Automated Teller Machine and Inflation in Nigeria

By

Eleanya K. Nduka

eleanyanduka@yahoo.com

 

 

When economists solve an economic problem, other problems arise. One example is the policy of cashless economy which is intended to reduce the level of risks involved in carrying cash. As a result, the ATM is one invention meant to accelerate the above mentioned policy. However, a closer examination of the policy via the ATM in Nigeria reveals that it gives birth to hyper-inflation. According to the Oxford dictionary of economics, inflation is a persistent tendency for prices and money wages to increase. In other words, I should say that it is the persistent increase in the general price level of necessary goods and services over a period of time.

How does the ATM create inflation in Nigeria?

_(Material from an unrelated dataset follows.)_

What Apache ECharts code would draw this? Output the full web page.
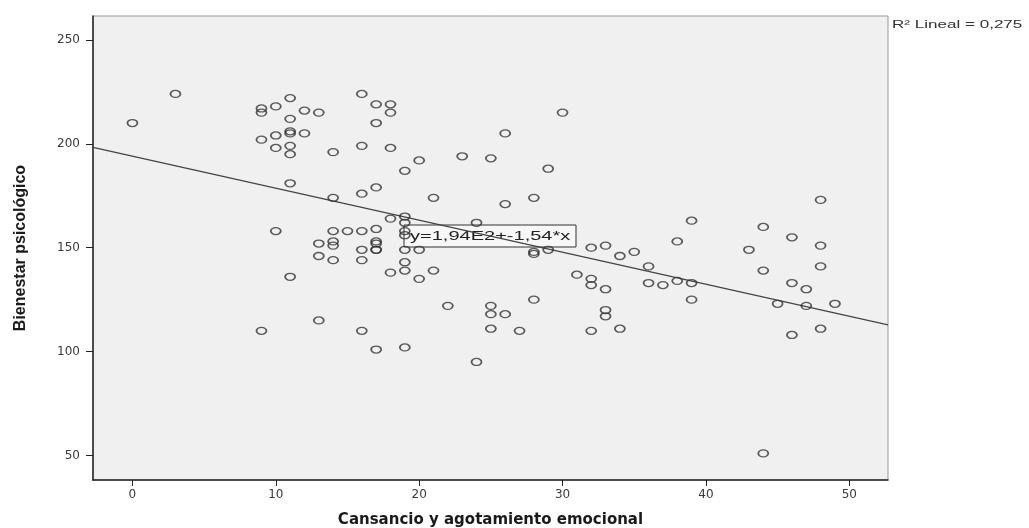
<!DOCTYPE html>
<html>
<head>
<meta charset="utf-8">
<script src="https://cdn.jsdelivr.net/npm/echarts@6/dist/echarts.min.js"></script>
<style>
  html, body { margin: 0; padding: 0; background: #fff; }
  #chart { width: 1029px; height: 528px; }
</style>
</head>
<body>
<div id="chart"></div>
<script>
// Cansancio y agotamiento emocional (x) / Bienestar psicologico (y)
var cansancio = [
  0, 3,
  9, 9, 9, 9,
  10, 10, 10, 10,
  11, 11, 11, 11, 11, 11, 11, 11,
  12, 12,
  13, 13, 13, 13,
  14, 14, 14, 14, 14, 14,
  15,
  16, 16, 16, 16, 16, 16, 16,
  17, 17, 17, 17, 17, 17, 17, 17, 17,
  18, 18, 18, 18, 18,
  19, 19, 19, 19, 19, 19, 19, 19, 19,
  20, 20, 20,
  21, 21,
  22, 23,
  24, 24,
  25, 25, 25, 25,
  26, 26, 26,
  27,
  28, 28, 28, 28,
  29, 29,
  30, 31,
  32, 32, 32, 32,
  33, 33, 33, 33,
  34, 34,
  35,
  36, 36,
  37,
  38, 38,
  39, 39, 39,
  43,
  44, 44, 44,
  45,
  46, 46, 46,
  47, 47,
  48, 48, 48, 48,
  49
];
var bienestar = [
  210, 224,
  217, 215, 202, 110,
  218, 204, 198, 158,
  222, 212, 206, 205, 199, 195, 181, 136,
  216, 205,
  215, 152, 146, 115,
  196, 174, 158, 153, 151, 144,
  158,
  224, 199, 176, 158, 149, 144, 110,
  219, 210, 179, 159, 153, 152, 149, 149, 101,
  219, 215, 198, 164, 138,
  187, 165, 162, 158, 156, 149, 143, 139, 102,
  192, 149, 135,
  174, 139,
  122, 194,
  162, 95,
  193, 122, 118, 111,
  205, 171, 118,
  110,
  174, 148, 147, 125,
  188, 149,
  215, 137,
  150, 135, 132, 110,
  151, 130, 120, 117,
  146, 111,
  148,
  141, 133,
  132,
  153, 134,
  163, 133, 125,
  149,
  160, 139, 51,
  123,
  155, 133, 108,
  130, 122,
  173, 151, 141, 111,
  123
];
var xTicks = [0, 10, 20, 30, 40, 50];
var yTicks = [50, 100, 150, 200, 250];

// recta de ajuste: y = 1,94E2 + -1,54*x
var intercepto = 194;
var pendiente = -1.54;

var xMin = -2.75, xMax = 52.7;
var yMin = 38.2, yMax = 261.5;

var puntos = [];
for (var i = 0; i < cansancio.length; i++) {
  puntos.push([cansancio[i], bienestar[i]]);
}
var recta = [
  [xMin, intercepto + pendiente * xMin],
  [xMax, intercepto + pendiente * xMax]
];

var chart = echarts.init(document.getElementById('chart'));
var option = {
  backgroundColor: '#fff',
  animation: false,
  grid: {
    left: 93,
    right: 141,
    top: 16,
    bottom: 48,
    containLabel: false,
    outerBoundsMode: 'none',
    show: true,
    backgroundColor: '#f0f0f0',
    borderColor: '#999',
    borderWidth: 1
  },
  xAxis: {
    type: 'value',
    min: xMin,
    max: xMax,
    name: 'Cansancio y agotamiento emocional',
    nameLocation: 'middle',
    nameGap: 33,
    nameTextStyle: {
      fontFamily: 'DejaVu Sans',
      fontWeight: 'bold',
      fontSize: 15,
      color: '#1a1a1a'
    },
    axisLine: { onZero: false, lineStyle: { color: '#222', width: 1.5 } },
    axisTick: { show: true, length: 6, customValues: xTicks, lineStyle: { color: '#222' } },
    axisLabel: {
      customValues: xTicks,
      margin: 9,
      fontFamily: 'DejaVu Sans',
      fontSize: 12,
      color: '#3a3a3a'
    },
    splitLine: { show: false }
  },
  yAxis: {
    type: 'value',
    min: yMin,
    max: yMax,
    name: 'Bienestar psicológico',
    nameLocation: 'middle',
    nameGap: 64,
    nameTextStyle: {
      fontFamily: 'Liberation Sans',
      fontWeight: 'bold',
      fontSize: 16,
      color: '#1a1a1a'
    },
    axisLine: { show: true, onZero: false, lineStyle: { color: '#222', width: 1.5 } },
    axisTick: { show: true, length: 7, customValues: yTicks, lineStyle: { color: '#222' } },
    axisLabel: {
      customValues: yTicks,
      margin: 13,
      fontFamily: 'DejaVu Sans',
      fontSize: 12,
      color: '#3a3a3a'
    },
    splitLine: { show: false }
  },
  series: [
    {
      type: 'line',
      data: recta,
      symbol: 'none',
      silent: true,
      z: 1,
      lineStyle: { color: '#444', width: 1.2 }
    },
    {
      type: 'scatter',
      data: puntos,
      symbol: 'circle',
      symbolSize: [10, 7],
      z: 2,
      itemStyle: {
        color: 'rgba(0,0,0,0)',
        borderColor: '#333',
        borderWidth: 1.5
      }
    }
  ],
  graphic: [
    {
      type: 'group',
      x: 404,
      y: 225,
      z: 100,
      children: [
        {
          type: 'rect',
          shape: { x: 0, y: 0, width: 172, height: 22 },
          style: { fill: '#f7f7f7', stroke: '#333', lineWidth: 1 }
        },
        {
          type: 'text',
          x: 6,
          y: 11,
          scaleX: 1.54,
          style: {
            text: 'y=1,94E2+-1,54*x',
            font: '13px "Liberation Sans"',
            fill: '#222',
            verticalAlign: 'middle'
          }
        }
      ]
    },
    {
      type: 'text',
      x: 892,
      y: 25,
      z: 100,
      scaleX: 1.55,
      style: {
        text: 'R² Lineal = 0,275',
        font: '11px "Liberation Sans"',
        fill: '#333',
        verticalAlign: 'middle'
      }
    }
  ]
};
chart.setOption(option);
</script>
</body>
</html>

As we know, the machine can only contain a limited amount of notes. As such, Deposit Money Banks (DMBs) load mostly N1,000 notes into the machine which is the highest denomination of the Naira. This makes it possible for the machine to contain higher amount of money than when lower denominations are loaded. Consequently, this practice has further increased the woes of Nigerians precipitated by inflation. This is in addition to the worrisome fact that coins are rarely accepted.

Before I explain further the relationship between ATM and inflation permit me to digress a little, but not completely out of context. Due to the fact that coins are no longer in use in Nigeria, the prices of necessary products such as seasoning (“Maggi”), pepper, salt, sugar, etc have increased. For instance, three cubes of “Maggi” and Sugar are sold for N10 respectively, while one cube is sold for N5. In some places, three gallons (20 litres) of water are sold for N20, while one gallon is sold for N10. The list goes on and on. This is the problem of disaggregation.

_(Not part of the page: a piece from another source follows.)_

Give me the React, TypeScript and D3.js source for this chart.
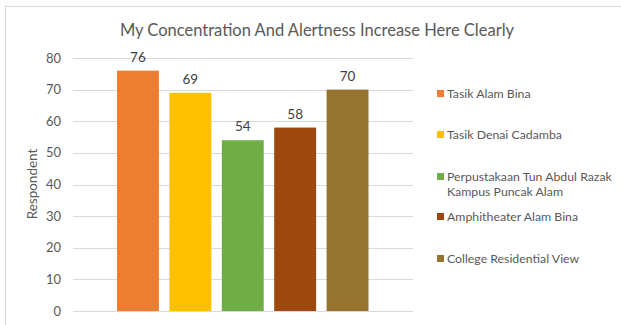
import React, { useEffect, useRef } from 'react';
import * as d3 from 'd3';

const seriesNames = [
  'Tasik Alam Bina',
  'Tasik Denai Cadamba',
  'Perpustakaan Tun Abdul Razak|Kampus Puncak Alam',
  'Amphitheater Alam Bina',
  'College Residential View',
];
const seriesValues = [76, 69, 54, 58, 70];
const seriesColors = ['#ED7D31', '#FFC000', '#70AD47', '#9E480E', '#94742F'];
const yTicks = [0, 10, 20, 30, 40, 50, 60, 70, 80];

const W = 621;
const H = 325;
const FONT = 'Lato, "Noto Sans", sans-serif';

const App = () => {
  const svgRef = useRef<SVGSVGElement>(null);

  useEffect(() => {
    const svg = d3.select(svgRef.current);
    svg.selectAll('*').remove();

    // outer chart border
    svg.append('rect')
      .attr('x', 5.5).attr('y', 6.5)
      .attr('width', W).attr('height', H)
      .attr('fill', '#fff').attr('stroke', '#d9d9d9');

    svg.append('text')
      .attr('x', 317).attr('y', 36)
      .attr('text-anchor', 'middle')
      .attr('font-family', FONT).attr('font-size', 16.5)
      .attr('fill', '#595959')
      .text('My Concentration And Alertness Increase Here Clearly');

    const y = d3.scaleLinear().domain([0, 80]).range([311, 58]);
    const x = d3.scaleBand<string>()
      .domain(seriesNames)
      .range([117, 368.5])
      .paddingInner(0.2);

    // gridlines
    svg.append('g').selectAll('line')
      .data(yTicks)
      .enter().append('line')
      .attr('x1', 73).attr('x2', 413)
      .attr('y1', d => Math.round(y(d)) + 0.5)
      .attr('y2', d => Math.round(y(d)) + 0.5)
      .attr('stroke', '#d9d9d9').attr('stroke-width', 1);

    // tick labels
    svg.append('g').selectAll('text')
      .data(yTicks)
      .enter().append('text')
      .attr('x', 61).attr('y', d => y(d))
      .attr('dy', '0.35em')
      .attr('text-anchor', 'end')
      .attr('font-family', FONT).attr('font-size', 13)
      .attr('fill', '#595959')
      .text(d => d);

    svg.append('text')
      .attr('transform', `translate(37,184) rotate(-90)`)
      .attr('text-anchor', 'middle')
      .attr('font-family', FONT).attr('font-size', 13.5)
      .attr('fill', '#595959')
      .text('Respondent');

    // bars
    svg.append('g').selectAll('rect')
      .data(seriesValues)
      .enter().append('rect')
      .attr('x', (d, i) => x(seriesNames[i]))
      .attr('y', d => y(d))
      .attr('width', x.bandwidth())
      .attr('height', d => y(0) - y(d))
      .attr('fill', (d, i) => seriesColors[i]);

    // value labels
    svg.append('g').selectAll('text')
      .data(seriesValues)
      .enter().append('text')
      .attr('x', (d, i) => x(seriesNames[i]) + x.bandwidth() / 2)
      .attr('y', d => y(d) - 9)
      .attr('text-anchor', 'middle')
      .attr('font-family', FONT).attr('font-size', 13.5)
      .attr('fill', '#404040')
      .text(d => d);

    // legend
    const legendY = [94, 135, 177, 217, 259];
    const leg = svg.append('g').selectAll('g')
      .data(seriesNames)
      .enter().append('g')
      .attr('transform', (d, i) => `translate(437,${legendY[i]})`);
    leg.append('rect')
      .attr('x', 0).attr('y', -4)
      .attr('width', 7).attr('height', 7)
      .attr('fill', (d, i) => seriesColors[i]);
    leg.append('text')
      .attr('font-family', FONT).attr('font-size', 12.3)
      .attr('fill', '#595959')
      .each(function (d) {
        const t = d3.select(this);
        d.split('|').forEach((line, k) => {
          t.append('tspan')
            .attr('x', 10)
            .attr('y', k * 15)
            .attr('dy', '0.35em')
            .text(line);
        });
      });
  }, []);

  return (
    <svg ref={svgRef} width={W} height={H}
      style={{ position: 'absolute', left: 0, top: 0, background: '#fff' }} />
  );
};

export default App;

Let’s now give attention to the issue of ATM and inflation. As we have seen from the second definition of inflation above, it involves the prices of necessary goods and services. Not until recently, transportation has been added to the three basic necessities of man (food, shelter and clothing) in development economics. In Nigeria, cost of transportation has been influenced by insufficient supply of lower currency denomination via ATM (ATMs in Nigeria dispense only N1,000 notes). Transporters (mainly those that engage in town service) including Cyclists (“Okada”) take undue advantage of this scenario.

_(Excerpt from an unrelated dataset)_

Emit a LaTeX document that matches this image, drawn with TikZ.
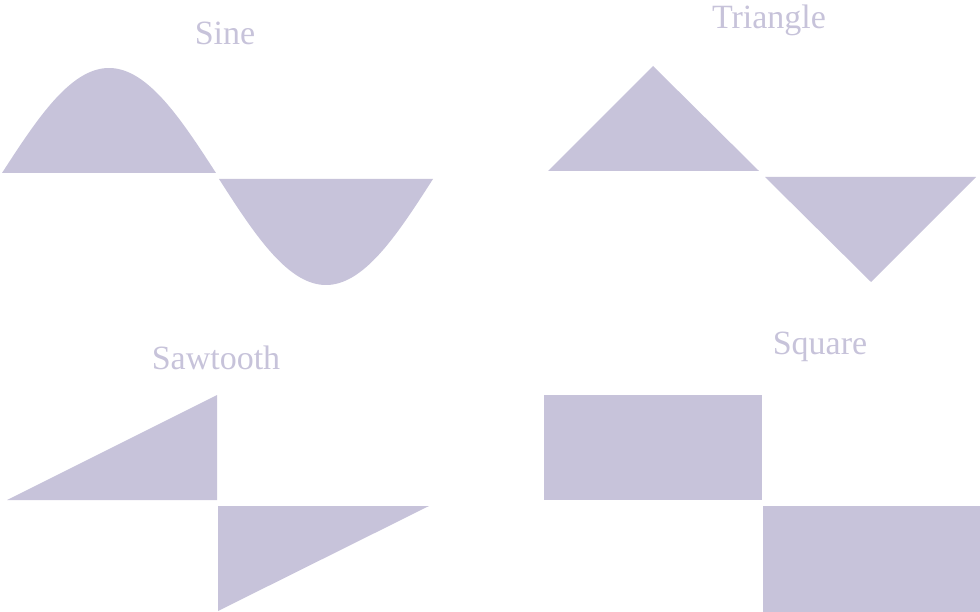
\documentclass[tikz,border=0pt]{standalone}
\usepackage{fontspec}
\setmainfont{Liberation Serif}
\definecolor{wave}{HTML}{C7C3DA}
\begin{document}
\begin{tikzpicture}[x=1pt,y=-1pt,
  lbl/.style={text=wave,font=\fontsize{34}{36}\selectfont,inner sep=0pt}]
\useasboundingbox (0,0) rectangle (980,612);
% Sine
\fill[wave] plot[domain=0:180,samples=80] ({2+\x/180*214},{173-105*sin(\x)}) -- cycle;
\fill[wave] plot[domain=0:180,samples=80] ({219+\x/180*214},{179+106*sin(\x)}) -- cycle;
% Triangle
\fill[wave] (548,171) -- (653,66) -- (759,171) -- cycle;
\fill[wave] (765,177) -- (871,282) -- (976,177) -- cycle;
% Sawtooth
\fill[wave] (7,500) -- (217,395) -- (217,500) -- cycle;
\fill[wave] (218,506) -- (429,506) -- (218,611) -- cycle;
% Square
\fill[wave] (544,395) rectangle (762,500);
\fill[wave] (763,506) rectangle (980,612);
% labels
\node[lbl] (sine) at (225,33) {Sine};
\node[lbl] (tri) at (769,20) {Triangle};
\node[lbl] (saw) at (216,358) {Sawtooth};
\node[lbl] (sq) at (820,347) {Square};
\end{tikzpicture}
\end{document}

For example, some distances where N20 or N30 can comfortably take one to are being rated at N50 by the drivers due to the scarcity of lower Naira denominations (or “change”). Sometimes passengers are forced to leave their “change” with them. This fact of figure might seem insignificant, but careful calculation shows how economically irrational it is. For instance, multiply N20 or N10 (i.e. additional cost as a result of scarcity of “change”) by 2 in a day, and further, by 365 days in a year. This amounts to N21,900 (that is, N40 in a day times 365 days in a year ) or N7,300 (N20 in a day times 365 days in a year). If we multiply N21,900 by the population of Nigerians who are below poverty line and who use public transport, then the impact can be known. According to the National Bureau of Statistics (NBS), the population below poverty line in 2010 was 112.47 million persons.  If we multiply N21,900 by 112.47 million, then it gives N2,463,093,000,000. This means that the poor in Nigeria spend more than N2 trillion in excess for transportation alone caused by Automated Teller Machine (ATM). This amount represents the impact of inflation in the seemingly insignificant transportation sub-sector of the economy.  

This small analysis gives insight into what happens in the aggregate economy as a result of inflation caused by the absence of lower denominations of the Naira. Lack of knowledge of how the economy works led to the rejection of coins. However, it seems it would be generally acceptable if the coins denominations are made into notes. Furthermore, if the ATM is made in a way that it gives one the option of selecting a particular denomination of interest, then the above explained problem would be curtailed.

Eleanya K. Nduka is an economist and policy analyst based in Nigeria.